Starting that day, my only car projects were those that made money— no fun projects until I sold a novel, remember? I’d go to the San Francisco towed-car auctions, located at Pier 70 (not far from my dot-com tech-writing job) every month or so and buy Tercels, Civics, or Sentras for $100 each. I’d sell whatever stuff remained in the trunks after getting picked over by the tow-truck drivers (one time I got a few hundred bucks for a bunch of water-ski gear I found in a Sentra’s trunk), fix whatever needed fixing, and turn the car around for a grand or so.
Then, between software jobs in 2004, I got a call from a friend-of-a-friend in London who worked as an editor for the “erotic fiction” division of Virgin Books. He’d pay me good money, in genuine pounds sterling, for 70,000 words of high-class smut, he said. I did it, the book sold 5,000 copies (and still sells today, as a Kindle edition), and I got paid. The smut scenes were nothing special— what can any writer do with a schtup scene that hasn’t already been done ten thousand times?— but I remain proud of parts of the novel. So proud, in fact, that I’ve created a quasi-de-pornified, still-probably-not-quite-safe-for-work excerpt for your reading enjoyment (PDF). Crafting a novel, even in such a disreputable genre, gave a much-needed boost to my writing skills and confidence, so the “no more fun car projects” vow I’d made was worth it. On a related note, the pseudonym I used for Torment, Incorporated turned out to be quite useful; here is the entire complicated story of How I Got This Silly Name.

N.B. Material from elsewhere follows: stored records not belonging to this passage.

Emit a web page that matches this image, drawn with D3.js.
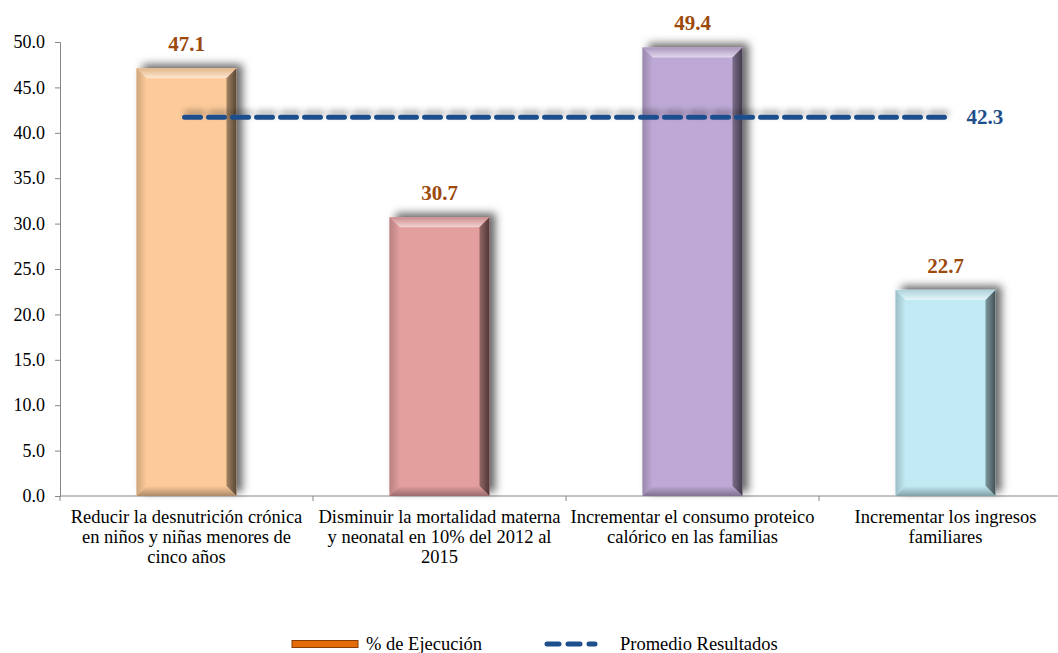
<!DOCTYPE html>
<html>
<head>
<meta charset="utf-8">
<script src="https://cdn.jsdelivr.net/npm/d3@7"></script>
<style>
  body { margin: 0; background: #fff; }
</style>
</head>
<body>
<div id="chart"></div>
<script>
// Chart data
const categories = [
    ["Reducir la desnutrición crónica", "en niños y niñas menores de", "cinco años"],
    ["Disminuir la mortalidad materna", "y neonatal en 10% del 2012 al", "2015"],
    ["Incrementar el consumo proteico", "calórico en las familias"],
    ["Incrementar los ingresos", "familiares"]
];
const values = [47.1, 30.7, 49.4, 22.7];
const barColors = ["#FDCB9A", "#E39E9E", "#BEA8D5", "#C2EAF4"];
const yTicks = [0, 5, 10, 15, 20, 25, 30, 35, 40, 45, 50];
const avgLabel = 42.3;   // value printed next to the line
const avgDrawn = 41.7;   // where the line sits in the picture
const legendNames = ["% de Ejecución", "Promedio Resultados"];

const width = 1058, height = 653;
const plotLeft = 60, plotRight = 1072, plotTop = 42, plotBottom = 496;
const serif = "'Times New Roman', 'Liberation Serif', 'DejaVu Serif', serif";

const svg = d3.select("#chart").append("svg")
    .attr("width", width)
    .attr("height", height)
    .style("font-family", serif);

const defs = svg.append("defs");
const shadow = defs.append("filter").attr("id", "shadow")
    .attr("x", "-20%").attr("y", "-20%").attr("width", "150%").attr("height", "140%");
shadow.append("feDropShadow")
    .attr("dx", 6).attr("dy", -4).attr("stdDeviation", 4)
    .attr("flood-color", "#000").attr("flood-opacity", 0.6);

// line has a zero-height bbox, so the filter region is set in user space
const lineShadow = defs.append("filter").attr("id", "lineShadow")
    .attr("filterUnits", "userSpaceOnUse")
    .attr("x", 0).attr("y", 0).attr("width", width).attr("height", height);
lineShadow.append("feDropShadow")
    .attr("dx", 2).attr("dy", -4).attr("stdDeviation", 3)
    .attr("flood-color", "#000").attr("flood-opacity", 0.35);

const keys = categories.map((c, i) => "c" + i);

const x = d3.scaleBand()
    .domain(keys)
    .range([plotLeft, plotRight]);

const y = d3.scaleLinear()
    .domain([0, 50])
    .range([plotBottom, plotTop]);

// Y axis
const yAxis = svg.append("g")
    .attr("transform", `translate(${plotLeft},0)`)
    .call(d3.axisLeft(y).tickValues(yTicks).tickFormat(d3.format(".1f")).tickSize(5).tickPadding(10));
yAxis.attr("font-family", serif);
yAxis.selectAll("path, line").attr("stroke", "#868686");
yAxis.selectAll("text").attr("font-size", "18px").attr("fill", "#000");

// X axis line with ticks at category boundaries
svg.append("line")
    .attr("x1", plotLeft).attr("x2", width)
    .attr("y1", plotBottom).attr("y2", plotBottom)
    .attr("stroke", "#868686");
svg.selectAll(".xtick")
    .data(keys)
    .enter().append("line")
    .attr("x1", d => x(d)).attr("x2", d => x(d))
    .attr("y1", plotBottom).attr("y2", plotBottom + 5)
    .attr("stroke", "#868686");

// Bars with bevel
const barW = x.bandwidth() * 0.395;
const bev = 10;

// gradients for the bevel faces, one set per bar
barColors.forEach((col, i) => {
    const c = d3.color(col);
    const mk = (id, x1, y1, x2, y2, stops) => {
        const gr = defs.append("linearGradient").attr("id", id)
            .attr("x1", x1).attr("y1", y1).attr("x2", x2).attr("y2", y2);
        stops.forEach(s => gr.append("stop").attr("offset", s[0]).attr("stop-color", s[1]));
    };
    mk("top" + i, 0, 0, 0, 1, [[0, d3.color(c).darker(0.3)], [1, d3.interpolateRgb(c, "#fff")(0.55)]]);
    mk("left" + i, 0, 0, 1, 0, [[0, d3.color(c).darker(0.6)], [1, c]]);
    mk("right" + i, 0, 0, 1, 0, [[0, d3.color(c).darker(1.2)], [1, d3.color(c).darker(3)]]);
    mk("bot" + i, 0, 0, 0, 1, [[0, c], [1, d3.color(c).darker(1.1)]]);
});

const bars = svg.selectAll(".bar")
    .data(values)
    .enter().append("g")
    .attr("class", "bar");

bars.each(function(v, i) {
    const g = d3.select(this);
    const bx = x(keys[i]) + (x.bandwidth() - barW) / 2;
    const by = y(v);
    const bw = barW, bh = plotBottom - by;

    g.append("rect")
        .attr("x", bx).attr("y", by)
        .attr("width", bw).attr("height", bh)
        .attr("fill", barColors[i])
        .attr("filter", "url(#shadow)");

    g.append("polygon")
        .attr("points", [[bx, by], [bx + bw, by], [bx + bw - bev, by + bev], [bx + bev, by + bev]].join(" "))
        .attr("fill", `url(#top${i})`);
    g.append("polygon")
        .attr("points", [[bx, by], [bx + bev, by + bev], [bx + bev, by + bh - bev], [bx, by + bh]].join(" "))
        .attr("fill", `url(#left${i})`);
    g.append("polygon")
        .attr("points", [[bx + bw, by], [bx + bw, by + bh], [bx + bw - bev, by + bh - bev], [bx + bw - bev, by + bev]].join(" "))
        .attr("fill", `url(#right${i})`);
    g.append("polygon")
        .attr("points", [[bx, by + bh], [bx + bev, by + bh - bev], [bx + bw - bev, by + bh - bev], [bx + bw, by + bh]].join(" "))
        .attr("fill", `url(#bot${i})`);

    // value label
    g.append("text")
        .attr("x", bx + bw / 2)
        .attr("y", by - 17)
        .attr("text-anchor", "middle")
        .attr("font-size", "21px")
        .attr("font-weight", "bold")
        .attr("fill", "#9C4A0C")
        .text(v.toFixed(1));
});

// Average line
const xc = k => x(k) + x.bandwidth() / 2;
svg.append("line")
    .attr("x1", xc(keys[0]) - 2)
    .attr("x2", xc(keys[keys.length - 1]))
    .attr("y1", y(avgDrawn)).attr("y2", y(avgDrawn))
    .attr("stroke", "#1F4E8C")
    .attr("stroke-width", 5)
    .attr("stroke-linecap", "round")
    .attr("stroke-dasharray", "16 8")
    .attr("filter", "url(#lineShadow)");

svg.append("text")
    .attr("x", xc(keys[keys.length - 1]) + 21)
    .attr("y", y(avgDrawn) + 7)
    .attr("font-size", "21px")
    .attr("font-weight", "bold")
    .attr("fill", "#1F4E8C")
    .text(avgLabel.toFixed(1));

// Category labels
svg.selectAll(".xlab")
    .data(categories)
    .enter().append("text")
    .attr("text-anchor", "middle")
    .attr("font-size", "18.5px")
    .attr("fill", "#000")
    .each(function(lines, i) {
        d3.select(this).selectAll("tspan")
            .data(lines)
            .enter().append("tspan")
            .attr("x", xc(keys[i]))
            .attr("y", (d, j) => plotBottom + 27 + j * 20)
            .text(d => d);
    });

// Legend
const legend = svg.append("g").attr("transform", "translate(0,644)");
legend.append("rect")
    .attr("x", 292).attr("y", -3.5)
    .attr("width", 66).attr("height", 7)
    .attr("fill", "#E46C0A")
    .attr("stroke", "#8A3E06").attr("stroke-width", 1);
legend.append("text")
    .attr("x", 366).attr("y", 6)
    .attr("font-size", "18.5px")
    .text(legendNames[0]);
legend.append("line")
    .attr("x1", 547).attr("x2", 595)
    .attr("y1", 0).attr("y2", 0)
    .attr("stroke", "#1F4E8C")
    .attr("stroke-width", 5)
    .attr("stroke-linecap", "round")
    .attr("stroke-dasharray", "12 9");
legend.append("text")
    .attr("x", 620).attr("y", 6)
    .attr("font-size", "18.5px")
    .text(legendNames[1]);
</script>
</body>
</html>
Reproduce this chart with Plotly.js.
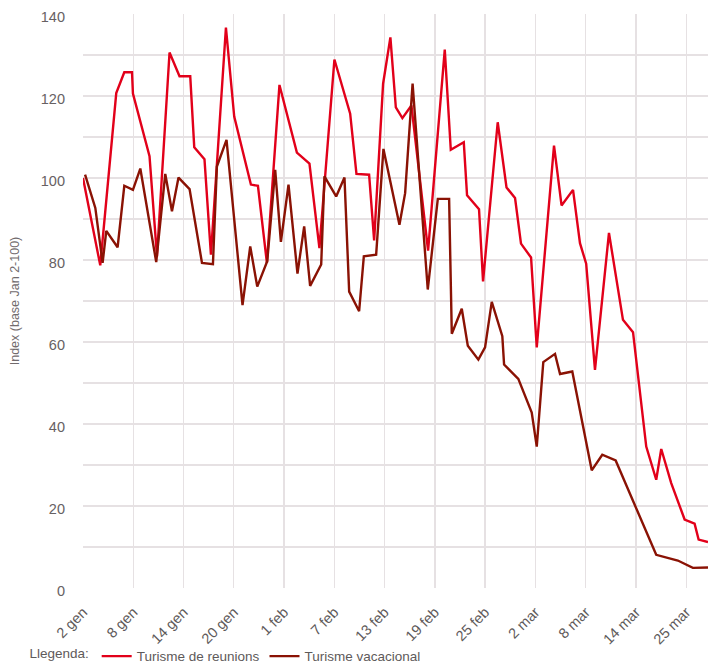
<!DOCTYPE html>
<html>
<head>
<meta charset="utf-8">
<script src="https://cdn.plot.ly/plotly-3.0.1.min.js"></script>
<style>
html,body{margin:0;padding:0;background:#fff;}
#chart{width:708px;height:666px;}
</style>
</head>
<body>
<div id="chart"></div>
<script>
// Tick labels (one every 6 positions on the day axis)
const tickPos = [0, 6, 12, 18, 24, 30, 36, 42, 48, 54, 60, 66, 72];
const tickLabels = ["2 gen", "8 gen", "14 gen", "20 gen", "1 feb", "7 feb", "13 feb", "19 feb", "25 feb", "2 mar", "8 mar", "14 mar", "25 mar"];

// Turisme de reunions
const reunionsX = [0, 2.06, 3.97, 4.93, 5.85, 5.96, 7.94, 8.83, 10.33, 11.52, 12.8, 13.28, 14.5, 15.27, 17.06, 18.05, 20.04, 20.88, 21.95, 23.45, 25.53, 27.03, 28.22, 30.01, 31.89, 32.64, 34.15, 34.75, 35.82, 36.69, 37.34, 38.12, 39.2, 41.19, 43.18, 43.9, 45.45, 45.84, 47.27, 47.75, 49.5, 50.55, 51.57, 52.28, 53.48, 54.16, 56.22, 57.12, 58.49, 59.32, 60.06, 61.11, 62.78, 64.45, 65.65, 67.23, 68.42, 69.02, 70.21, 71.81, 73.0, 73.48, 74.6];
const reunionsY = [100.0, 78.7, 120.7, 125.8, 125.8, 120.6, 105.3, 80.9, 130.6, 124.8, 124.8, 107.5, 104.6, 81.3, 136.7, 115.0, 98.4, 98.1, 79.3, 122.7, 106.2, 103.5, 82.9, 128.9, 115.7, 101.0, 100.8, 84.8, 123.0, 134.3, 117.2, 114.6, 117.7, 82.3, 131.3, 106.9, 108.7, 95.8, 92.4, 74.8, 113.6, 97.7, 95.1, 84.0, 80.6, 58.7, 107.9, 93.3, 97.1, 84.1, 79.1, 53.2, 86.6, 65.4, 62.4, 34.5, 26.4, 33.9, 25.6, 16.7, 15.7, 11.8, 11.2];

// Turisme vacacional
const vacacionalX = [0.25, 1.47, 2.34, 2.78, 4.13, 4.93, 5.96, 6.84, 8.74, 9.82, 10.62, 11.4, 12.72, 14.2, 15.51, 15.98, 17.13, 19.04, 19.96, 20.8, 21.99, 22.94, 23.62, 24.53, 25.6, 26.4, 27.11, 28.43, 28.82, 30.22, 31.21, 31.77, 32.96, 33.52, 34.99, 35.86, 37.77, 38.45, 39.34, 41.15, 42.35, 43.7, 44.02, 45.21, 45.93, 47.19, 47.99, 48.79, 50.05, 50.26, 51.96, 53.56, 54.16, 54.94, 56.34, 56.94, 58.4, 60.72, 61.98, 63.58, 68.42, 71.0, 72.79, 74.6];
const vacacionalY = [100.8, 92.7, 79.3, 87.1, 83.1, 98.1, 97.1, 102.3, 79.5, 101.0, 91.9, 100.1, 97.3, 79.3, 79.0, 102.8, 109.3, 69.0, 83.3, 73.5, 79.7, 102.0, 84.4, 98.4, 76.7, 88.2, 73.7, 78.9, 100.4, 95.5, 100.1, 72.3, 67.5, 80.9, 81.3, 107.1, 88.6, 96.3, 123.0, 72.8, 94.9, 94.9, 62.0, 68.1, 59.1, 55.7, 58.7, 69.8, 61.4, 54.5, 51.0, 42.8, 34.5, 55.1, 57.1, 52.2, 52.8, 28.7, 32.5, 31.1, 8.1, 6.7, 4.9, 5.0];

const seriesNames = ["Turisme de reunions", "Turisme vacacional"];
const seriesColors = ["#e2001a", "#8a1204"];

const traces = [
  {x: reunionsX, y: reunionsY, name: seriesNames[0], type: "scatter", mode: "lines",
   line: {color: seriesColors[0], width: 2.4}},
  {x: vacacionalX, y: vacacionalY, name: seriesNames[1], type: "scatter", mode: "lines",
   line: {color: seriesColors[1], width: 2.4}}
];

const gridColor = "#e6e1e3";
const textColor = "#676163";

const layout = {
  width: 708, height: 666,
  margin: {l: 82.7, r: 0, t: 14.3, b: 77.7, pad: 0, autoexpand: false},
  paper_bgcolor: "#fff", plot_bgcolor: "#fff",
  font: {family: "Liberation Sans, Arial, sans-serif", color: textColor, size: 13},
  showlegend: true,
  xaxis: {
    range: [0, 74.6], tickmode: "array", tickvals: tickPos, ticktext: tickLabels,
    tickangle: -45, showgrid: true, gridcolor: gridColor, gridwidth: 1.3,
    zeroline: false, showline: false, ticks: "", fixedrange: true, automargin: false,
    ticklabelstandoff: 12,
    tickfont: {size: 14.5, color: "#5e5a5a"}
  },
  yaxis: {
    range: [0, 140], tickmode: "linear", tick0: 0, dtick: 20, automargin: false,
    showgrid: true, gridcolor: gridColor, gridwidth: 1.3,
    minor: {dtick: 10, showgrid: true, gridcolor: gridColor, gridwidth: 1.3},
    zeroline: false, showline: false, ticks: "",
    ticklabelstandoff: 17, ticklabelshift: 3,
    tickfont: {size: 14.5, color: textColor},
    title: {text: "Index (base Jan 2-100)", font: {size: 12.5, color: "#716b6d"}, standoff: 18}
  },
  legend: {
    orientation: "h", x: -0.089, xanchor: "left", y: -0.119, yanchor: "middle",
    font: {size: 13.5, color: "#5e5a5a"}, itemwidth: 30,
    title: {text: "Llegenda:", side: "left", font: {size: 13.5, color: "#5e5a5a"}},
    bgcolor: "rgba(0,0,0,0)"
  }
};

Plotly.newPlot("chart", traces, layout, {displayModeBar: false, staticPlot: true});
</script>
</body>
</html>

Of course, selling that novel meant that I could resume wasting time on fun car projects; the first one was the Black Metal V8olvo 24 Hours of LeMons car in 2008, followed by the 20R Sprite Hell Project, the Dodge A100 Hell Project, and whatever I buy next; right now, I’m torn between a Leyland P76, an early Toyota Century, a ZAZ-968, and a ’71 Chrysler Newport coupe with 6-71 blower and manual transmission. Do I wish I still had the Impala? Yes, every day. Am I glad that I forced myself to write that first novel? Yes, every day. The next Murilee Martin novel is in the works for 2012, by the way.